As he continues to talk about megascience initiatives driven by the Department of Science and Innovation (DSI) that are propelling long-held dreams into reality, one sees that South Africa is indeed a country of possibilities.

In 2012, South Africa and Australia won the bid to host the Square Kilometre Array (SKA), which will be the world’s biggest radio telescope.

“I was excited about this project and how it would put our country on the map, and I wanted to be part of the success story that would push the boundaries of human knowledge about the universe and how it works. I also realised how this big project in a country with a history like ours would make a difference – leave a legacy for maths and science, bring up great scientists in the future and transform the face of science in our country.”

His hard work saw him receiving funding from the South African Radio Astronomy Observatory (SARAO) for his undergraduate and PhD studies, as part of the SARAO Young Professionals Development Programme. This allowed him to study towards his doctorate while working in secondment at the DSI.

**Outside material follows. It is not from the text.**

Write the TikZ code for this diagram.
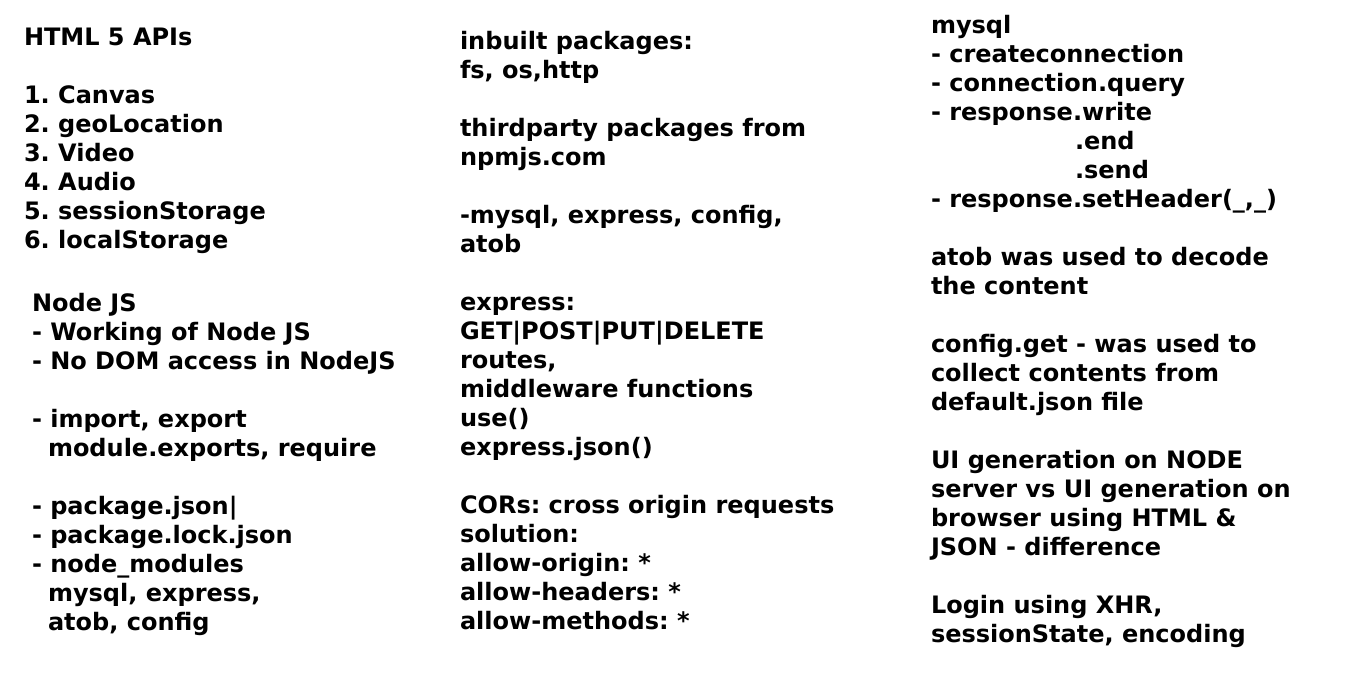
\documentclass[tikz,border=0pt]{standalone}
\usepackage{fontspec}
\setmainfont{DejaVu Sans}[BoldFont={* Bold}]
\frenchspacing
\begin{document}
\begin{tikzpicture}[x=1pt,y=1pt,
  txt/.style={anchor=base west,inner sep=0pt,outer sep=0pt,font=\fontsize{24}{29}\selectfont\bfseries}]
\useasboundingbox[fill=white] (0,0) rectangle (1366,-697);
\newcommand\tl[4]{\node[txt] (#1) at (#2,-#3) {#4};}
% column 1
\tl{a1}{24}{45.7}{HTML 5 APIs}
\tl{a2}{24}{103.3}{1. Canvas}
\tl{a3}{24}{132.3}{2. geoLocation}
\tl{a4}{24}{161.3}{3. Video}
\tl{a5}{24}{190.3}{4. Audio}
\tl{a6}{24}{219.3}{5. sessionStorage}
\tl{a7}{24}{248.3}{6. localStorage}
\tl{b1}{32}{311.7}{Node JS}
\tl{b2}{32}{340.7}{- Working of Node JS}
\tl{b3}{32}{369.7}{- No DOM access in NodeJS}
\tl{b4}{32}{427.7}{- import, export}
\tl{b5}{48}{456.7}{module.exports, require}
\tl{b6}{32}{514.7}{- package.json|}
\tl{b7}{32}{543.7}{- package.lock.json}
\tl{b8}{32}{572.7}{- node\_modules}
\tl{b9}{48}{601.7}{mysql, express,}
\tl{b10}{48}{630.7}{atob, config}
% column 2
\tl{c1}{460}{49.3}{inbuilt packages:}
\tl{c2}{460}{78.3}{fs, os,http}
\tl{c3}{460}{136.3}{thirdparty packages from}
\tl{c4}{460}{165.3}{npmjs.com}
\tl{c5}{460}{223.3}{-mysql, express, config,}
\tl{c6}{460}{252.3}{atob}
\tl{c7}{460}{310.3}{express:}
\tl{c8}{460}{339.3}{GET|POST|PUT|DELETE}
\tl{c9}{460}{368.3}{routes,}
\tl{c10}{460}{397.3}{middleware functions}
\tl{c11}{460}{426.3}{use()}
\tl{c12}{460}{455.3}{express.json()}
\tl{c13}{460}{513.3}{CORs: cross origin requests}
\tl{c14}{460}{542.3}{solution:}
\tl{c15}{460}{571.3}{allow-origin: *}
\tl{c16}{460}{600.3}{allow-headers: *}
\tl{c17}{460}{629.3}{allow-methods: *}
% column 3
\tl{d1}{931}{33.3}{mysql}
\tl{d2}{931}{62.3}{- createconnection}
\tl{d3}{931}{91.3}{- connection.query}
\tl{d4}{931}{120.3}{- response.write}
\tl{d5}{1075}{149.3}{.end}
\tl{d6}{1075}{178.3}{.send}
\tl{d7}{931}{207.3}{- response.setHeader(\_,\_)}
\tl{d8}{931}{265.3}{atob was used to decode}
\tl{d9}{931}{294.3}{the content}
\tl{d10}{931}{352.3}{config.get - was used to}
\tl{d11}{931}{381.3}{collect contents from}
\tl{d12}{931}{410.3}{default.json file}
\tl{d13}{931}{468.3}{UI generation on NODE}
\tl{d14}{931}{497.3}{server vs UI generation on}
\tl{d15}{931}{526.3}{browser using HTML \&}
\tl{d16}{931}{555.3}{JSON - difference}
\tl{d17}{931}{613.3}{Login using XHR,}
\tl{d18}{931}{642.3}{sessionState, encoding}
\end{tikzpicture}
\end{document}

“I appreciate my time at the DSI, and I consider myself fortunate to have had the opportunity to grow and learn more about the astronomy landscape, strategy and policies in South Africa, and how from these we can derive benefits for our African nation. This experience fuelled my desire to serve the African astronomy community and contribute to the field’s growth,” he said.

Takalana’s research focused on data analysis techniques for differential observation of the low-frequency radio cosmological background that probes the physics of reionization, the cosmic Dark Ages, and the Epoch of Recombination.

His thesis presented an analytical approach to studying the cosmology of the Dark Ages and subsequent Epoch of Reionization, which are very early epochs in the history of the universe.

He believes the level of astronomy and the required infrastructure in South Africa is already world-class.

To maintain the momentum, the country needs to support innovators, continue to work towards addressing issues of transformation and create an inclusive environment that will attract and retain more young African people in the field of astronomy.